LM: Yes. And it’s not hard, because I love it — the creative side, the design, the collabs. When someone DMs me “I’m going to a wedding,” I’ll spend hours hunting for the right thing — that’s the part I love. People say it’s so stressful, and sure, there are aspects. But I don’t think they’ve worked a real job. A real job is stressful and boring and badly paid. This is a bit glamorous.
NSJ: What does a typical day look like?
LM: Pot of tea, read through all the emails. Meetings about collaborations, I have partnerships with Starling Jewelry, Cadence, Ely Ely, and Mister B. who I created a collection for. A walk in the woods with my dog for some me-time. Editing. Dealing with the gifting — the endless boxes. If I’m away three days, there’s a pile in the foyer. And now writing my Substack, which adds another layer, because getting dressed only gives your brain so much to chew on.
NSJ: OMG — you must get sent so much amazing stuff?
LM: I give so much away — there’s a local consignment shop. Influencers get all this product, people want those exact pieces once they’re sold out, but the influencer can’t resell because the brand doesn’t want them to. There’s demand and supply, and the two never meet. Someone should build a store-and-charity model around it. As for shopping myself, I don’t do it much anymore, except for shoes and maybe bags. A great vintage bag, especially.
NSJ: How would you describe ‘Brand Larissa Mills’?
LM: It’s the outfits, obviously — outfit of the day. And it’s the mother-daughter relationship, because that’s how it started. People still come up to me and say, “You’re the one who does the outfits with your daughter.” That’s the association. And honestly, my third pillar is that I’m a reluctant, accidental influencer. That’s the through-line. I’m not very techie. Instagram’s my main audience. I barely touch TikTok — honestly, I’d scroll for two hours and feel like I’d wasted my life.
NSJ: How do you approach creating outfits on and offline?

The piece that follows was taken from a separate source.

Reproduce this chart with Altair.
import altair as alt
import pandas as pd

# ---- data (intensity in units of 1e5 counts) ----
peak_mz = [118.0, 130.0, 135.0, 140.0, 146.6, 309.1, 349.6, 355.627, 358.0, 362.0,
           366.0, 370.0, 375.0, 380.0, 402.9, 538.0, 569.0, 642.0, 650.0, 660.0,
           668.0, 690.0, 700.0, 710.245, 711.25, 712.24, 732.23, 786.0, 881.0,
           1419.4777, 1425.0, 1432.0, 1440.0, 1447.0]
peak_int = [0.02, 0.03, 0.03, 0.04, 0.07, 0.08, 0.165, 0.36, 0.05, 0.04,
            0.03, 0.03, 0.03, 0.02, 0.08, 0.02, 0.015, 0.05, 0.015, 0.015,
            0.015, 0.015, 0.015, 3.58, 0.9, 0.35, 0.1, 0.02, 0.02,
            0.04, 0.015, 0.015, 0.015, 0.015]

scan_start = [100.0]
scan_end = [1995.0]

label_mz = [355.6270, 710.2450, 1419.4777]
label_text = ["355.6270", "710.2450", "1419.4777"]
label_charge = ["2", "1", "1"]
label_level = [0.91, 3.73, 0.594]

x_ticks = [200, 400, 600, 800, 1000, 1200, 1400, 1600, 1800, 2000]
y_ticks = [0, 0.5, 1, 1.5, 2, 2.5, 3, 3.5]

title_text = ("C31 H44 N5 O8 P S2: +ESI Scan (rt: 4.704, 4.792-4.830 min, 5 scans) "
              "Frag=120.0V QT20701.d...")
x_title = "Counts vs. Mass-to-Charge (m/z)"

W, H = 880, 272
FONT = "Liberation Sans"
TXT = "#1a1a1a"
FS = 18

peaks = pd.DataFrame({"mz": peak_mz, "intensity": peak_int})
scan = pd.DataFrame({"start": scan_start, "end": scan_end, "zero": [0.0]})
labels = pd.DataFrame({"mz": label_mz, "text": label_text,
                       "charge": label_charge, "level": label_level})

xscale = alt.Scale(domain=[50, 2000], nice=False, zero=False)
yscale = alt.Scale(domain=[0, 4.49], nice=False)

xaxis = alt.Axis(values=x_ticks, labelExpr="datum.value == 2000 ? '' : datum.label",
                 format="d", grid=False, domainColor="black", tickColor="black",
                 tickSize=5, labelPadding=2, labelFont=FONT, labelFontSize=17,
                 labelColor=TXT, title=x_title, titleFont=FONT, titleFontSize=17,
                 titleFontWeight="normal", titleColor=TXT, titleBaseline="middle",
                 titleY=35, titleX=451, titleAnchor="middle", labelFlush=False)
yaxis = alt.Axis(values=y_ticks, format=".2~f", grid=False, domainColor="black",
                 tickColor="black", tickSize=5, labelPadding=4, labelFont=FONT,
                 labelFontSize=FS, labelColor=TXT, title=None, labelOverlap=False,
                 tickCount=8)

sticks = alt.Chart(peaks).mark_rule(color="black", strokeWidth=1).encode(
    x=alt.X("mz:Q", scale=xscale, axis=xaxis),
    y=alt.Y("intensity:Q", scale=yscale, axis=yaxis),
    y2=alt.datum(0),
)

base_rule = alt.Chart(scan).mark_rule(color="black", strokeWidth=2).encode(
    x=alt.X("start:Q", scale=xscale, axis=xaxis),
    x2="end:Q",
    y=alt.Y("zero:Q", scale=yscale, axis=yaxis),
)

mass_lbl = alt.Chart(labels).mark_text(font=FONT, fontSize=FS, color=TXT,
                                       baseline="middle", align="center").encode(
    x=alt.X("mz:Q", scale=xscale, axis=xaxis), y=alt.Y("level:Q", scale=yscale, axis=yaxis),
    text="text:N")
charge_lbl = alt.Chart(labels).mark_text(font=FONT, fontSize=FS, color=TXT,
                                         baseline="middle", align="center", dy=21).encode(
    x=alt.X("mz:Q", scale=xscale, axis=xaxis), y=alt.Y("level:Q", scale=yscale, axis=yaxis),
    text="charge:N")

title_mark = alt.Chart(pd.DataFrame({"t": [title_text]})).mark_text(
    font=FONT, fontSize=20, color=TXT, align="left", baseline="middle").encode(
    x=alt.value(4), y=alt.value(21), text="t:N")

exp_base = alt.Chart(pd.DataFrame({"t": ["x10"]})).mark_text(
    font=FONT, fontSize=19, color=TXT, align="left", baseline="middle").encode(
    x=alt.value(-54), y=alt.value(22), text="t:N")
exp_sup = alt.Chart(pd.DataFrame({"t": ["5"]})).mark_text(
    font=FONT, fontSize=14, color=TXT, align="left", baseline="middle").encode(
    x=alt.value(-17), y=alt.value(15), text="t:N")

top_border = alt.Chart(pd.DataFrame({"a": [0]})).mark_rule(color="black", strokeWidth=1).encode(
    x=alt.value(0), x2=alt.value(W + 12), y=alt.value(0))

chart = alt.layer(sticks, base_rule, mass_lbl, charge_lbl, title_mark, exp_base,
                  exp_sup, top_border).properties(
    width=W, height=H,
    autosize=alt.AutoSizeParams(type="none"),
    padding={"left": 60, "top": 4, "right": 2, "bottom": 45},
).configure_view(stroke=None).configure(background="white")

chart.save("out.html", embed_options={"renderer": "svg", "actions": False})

LM: Often it starts with gifting — a piece I chose from a lookbook arrives, it’s the shiny new toy, and I build around it. Then I think: where am I going, what’s on this week? Someone once said, “But you’re in Boston, does anything happen?” I don’t care. I’ll wear the most “ridiculous” thing for a small beach town north of Boston — exactly what I’d wear in New York.
NSJ: You’re always flying off somewhere fabulous?
LM: I’m away roughly once a month. What I love most about the trips isn’t meeting other influencers, it’s meeting the teams — the branding, marketing, the people behind the products. Hearing it straight from them.
NSJ: Favorite trip?
LM: Hard to pick. Oak Essentials did a beautiful one in Utah, really well done. I was just in Palm Beach with Yise Beauty; that team is incredible. Creed did a phenomenal one in London. Most recently, I was on a press trip with Marea in Nantucket; so fun.
NSJ: Is it true you’re also a makeup artist?
LM: That was accidental also. People used to say to me, “I love how you do your makeup, can you do it for me?” A hairstylist once had me do makeup for the lead singer of The Cranberries. I was the girl doing everyone’s face at prom. I was an art minor, I love color, I’m tactile. I have to actually try skincare, and if it doesn’t work for me I won’t post it. I don’t see how you can credibly use ten different products at once. I am a fan of Yise Beauty and Laura Mercier.
NSJ: What do you think this all looks like in five years?
LM: I don’t know. I took up embroidery, which I love. I have five cats. I don’t have a plan — I’ve never really had one. It’s building the plane while flying it.